Há-os em vários países e ainda mais numerosas são as culturas em que os homens vestem saias e como tal não seria assombroso, não fora o preparo no seu todo fazer crer a quem olhava (porque toda a gente olhava) que fora concebido para chocar. Garantidamente sentia a convergência das miradas disfarçadas na pele nua das pernas, mas não parecia minimamente incomodado. As duas crianças e o senhor exprimiam-se em inglês e os pequenos tratavam-no por mammy, o que destoava bastante do retrato e expunha o senhor como artigo de importação, mas não ponho de parte tratar-se de produto nacional adaptado. Lia, olhava os petizes embevecido e eram um autêntico retrato de felicidade.

Não me considero fundamentalista em questões de atribuição de sexo. Lidei toda a minha vida com pessoas que não se identificavam com o sexo com que nasceram. Algumas mais espalhafatosas do que outras, é certo, mas nunca me tinha acontecido dar de caras com alguém que tivesse feito esta escolha de vida socialmente tão vistosa.
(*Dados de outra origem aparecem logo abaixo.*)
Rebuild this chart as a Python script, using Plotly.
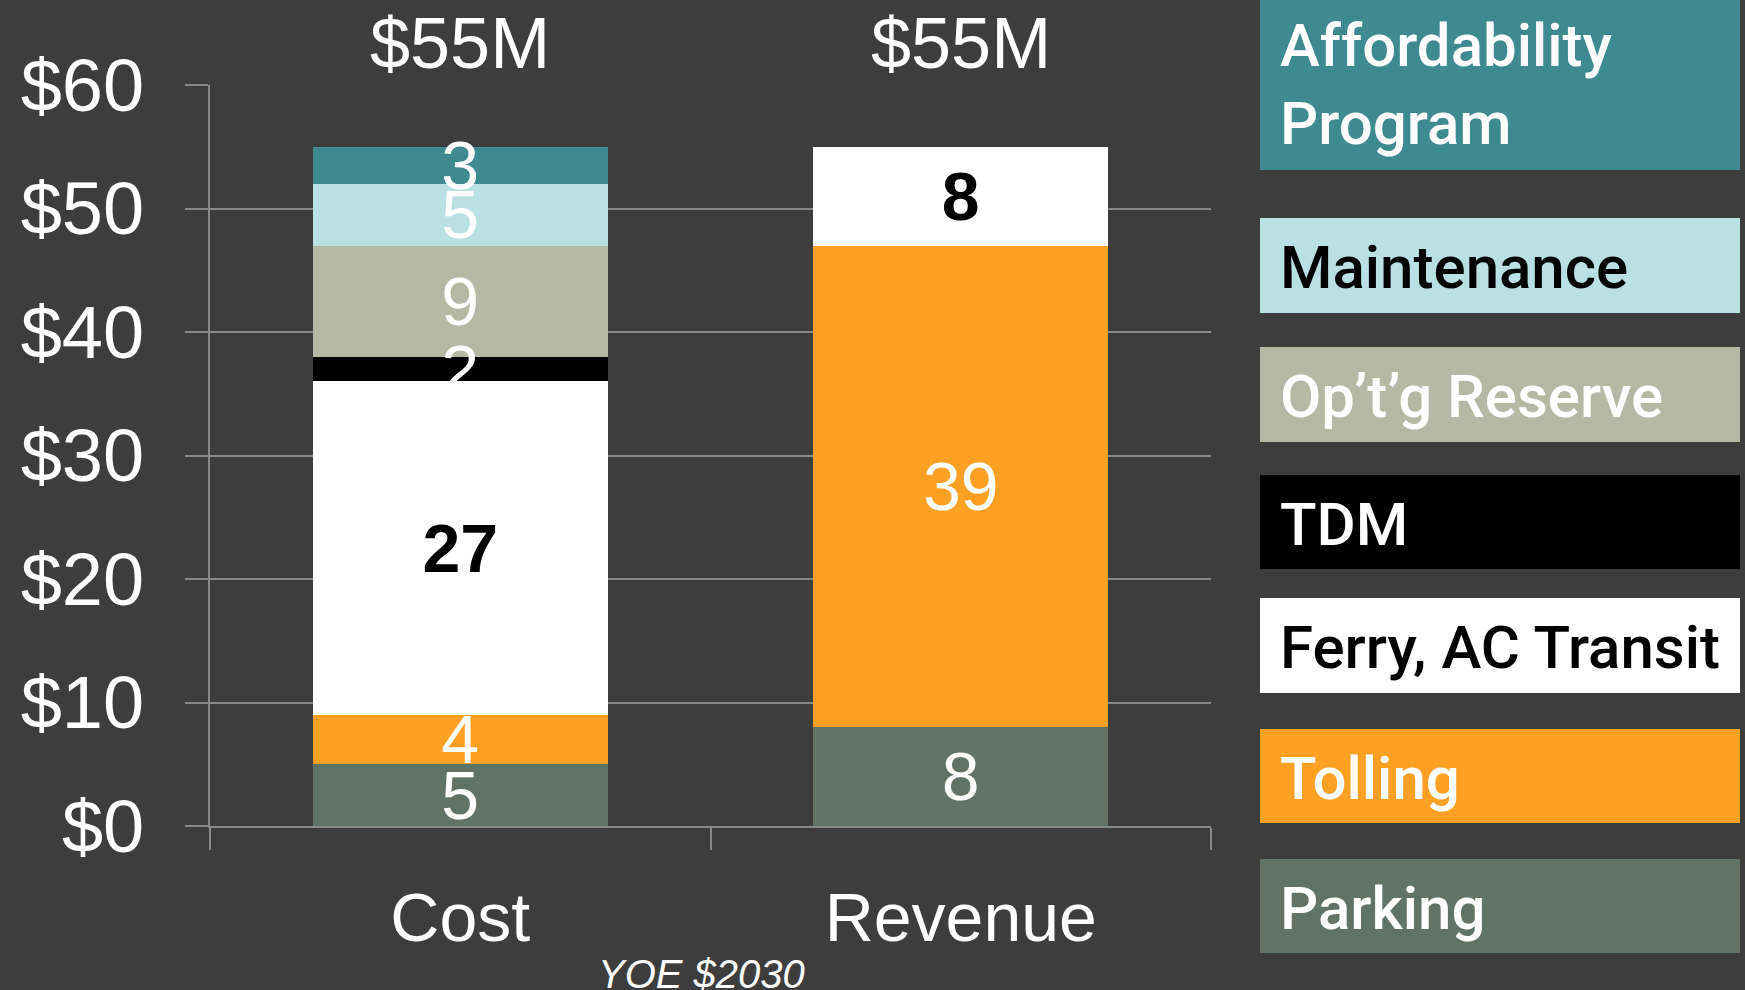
import plotly.graph_objects as go

# ── Data ──────────────────────────────────────────────────────────────────────
categories    = ["Cost", "Revenue"]
parking       = [5, 8]
tolling       = [4, 39]
ferry_ac      = [27, 8]
tdm           = [2, None]
reserve       = [9, None]
maintenance   = [5, None]
affordability = [3, None]

series_names = ["Parking", "Tolling", "Ferry, AC Transit", "TDM",
                "Op’t’g Reserve", "Maintenance", "Affordability<br>Program"]
series_vals  = [parking, tolling, ferry_ac, tdm, reserve, maintenance, affordability]

y_ticks = [0, 10, 20, 30, 40, 50, 60]
note = "YOE $2030"

# ── Styles ────────────────────────────────────────────────────────────────────
BG     = "#3d3d3d"
GRID   = "#898989"
COLORS = ["#617366", "#fda024", "#ffffff", "#000000", "#b5b8a3", "#b9e0e2", "#3e8a91"]
LABEL_COLORS  = ["white", "white", "black", "white", "white", "white", "white"]
LEGEND_COLORS = ["white", "white", "black", "white", "white", "black", "white"]
ARIAL  = "Liberation Sans, Arial, sans-serif"
LEGF   = "Roboto, Liberation Sans, sans-serif"
LABEL_DY = -0.55   # nudge segment labels slightly below centre (data units)

W, H = 1745, 990
L, R, T, B = 210, 534, 85, 164
PW, PH = W - L - R, H - T - B

def px_x(x):
    return (x - L) / PW

def px_y(y):
    return (H - B - y) / PH

# legend box pixel rows (top, bottom), from parking up to affordability
LEG_ROWS = [(859, 953), (729, 823), (598, 693), (475, 569),
            (347, 442), (218, 313), (-5, 170)]
LEG_X0, LEG_X1, LEG_TX = 1260, 1740, 1278

# ── Plot ──────────────────────────────────────────────────────────────────────
fig = go.Figure()

for name, vals, col in zip(series_names, series_vals, COLORS):
    fig.add_trace(go.Bar(
        x=categories, y=vals, name=name,
        marker=dict(color=col, line=dict(width=0)),
        hoverinfo="x+y", showlegend=False,
    ))

# segment labels on top of all bars
base = [0] * len(categories)
for vals, tcol in zip(series_vals, LABEL_COLORS):
    xs, ys, ts = [], [], []
    for i, v in enumerate(vals):
        if v is None:
            continue
        xs.append(categories[i])
        ys.append(base[i] + v / 2 + LABEL_DY)
        ts.append(str(v))
        base[i] += v
    fig.add_trace(go.Scatter(
        x=xs, y=ys, text=ts, mode="text", textposition="middle center",
        textfont=dict(family=ARIAL, size=68, color=tcol,
                      weight="bold" if tcol == "black" else "normal"),
        hoverinfo="skip", showlegend=False, cliponaxis=False,
    ))

# totals above bars
for i, cat in enumerate(categories):
    total = sum(v[i] for v in series_vals if v[i] is not None)
    fig.add_annotation(x=cat, y=px_y(43), yref="paper", text=f"${total}M",
                       showarrow=False, yanchor="middle",
                       font=dict(family=ARIAL, size=72, color="white"))

# side legend
for (top, bot), name, col, tcol in zip(LEG_ROWS, series_names, COLORS, LEGEND_COLORS):
    fig.add_shape(type="rect", xref="paper", yref="paper",
                  x0=px_x(LEG_X0), x1=px_x(LEG_X1), y0=px_y(bot), y1=px_y(top),
                  fillcolor=col, line=dict(width=0), layer="below")
    fig.add_annotation(xref="paper", yref="paper", x=px_x(LEG_TX), y=px_y((top + bot) / 2 + 2),
                       text=name, showarrow=False, xanchor="left", yanchor="middle",
                       align="left",
                       font=dict(family=LEGF, size=60, color=tcol, weight=500))

fig.add_annotation(xref="paper", yref="paper", x=px_x(701), y=px_y(974),
                   text=f"<i>{note}</i>", showarrow=False, yanchor="middle",
                   font=dict(family=ARIAL, size=40, color="white"))

fig.update_layout(
    width=W, height=H,
    margin=dict(l=L, r=R, t=T, b=B, autoexpand=False),
    paper_bgcolor=BG, plot_bgcolor=BG,
    barmode="stack", bargap=0.41,
    showlegend=False,
)
fig.update_xaxes(
    type="category", showline=True, linecolor=GRID, linewidth=2,
    ticks="outside", tickson="boundaries", ticklen=22, tickwidth=2, tickcolor=GRID,
    tickfont=dict(family=ARIAL, size=68, color="white"), ticklabelstandoff=31,
    showgrid=False,
)
fig.update_yaxes(
    range=[0, 60], tickmode="array", tickvals=y_ticks,
    ticktext=[f"${v}" for v in y_ticks],
    showgrid=True, gridcolor=GRID, gridwidth=2, zeroline=False,
    showline=True, linecolor=GRID, linewidth=2,
    ticks="outside", ticklen=23, tickwidth=2, tickcolor=GRID,
    tickfont=dict(family=ARIAL, size=74, color="white"), ticklabelstandoff=26,
)

fig.write_html("out.html", config={"displayModeBar": False},
               post_script="document.body.style.margin='0';")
No final quedamo-nos nós, os passeantes e os que por ali passavam, a tentar identificar o(a) senhor(a) como masculino, feminino, diádico, intersexo ou altersexo, ou nenhum dos descritos, isto porque a as nossas crianças nos fazem perguntas enredadas em embaraço, e porque a imagem ficou tão fortemente marcada, que será seguramente difícil de apagar. A conclusão que posso tirar é que quem presenciou esta inocente ida ao jardim se sentiu mal por ele se sentir bem. Posso também rematar com a frase-bordão do Diácono Remédios, mas nem por isso me faz sentir melhor.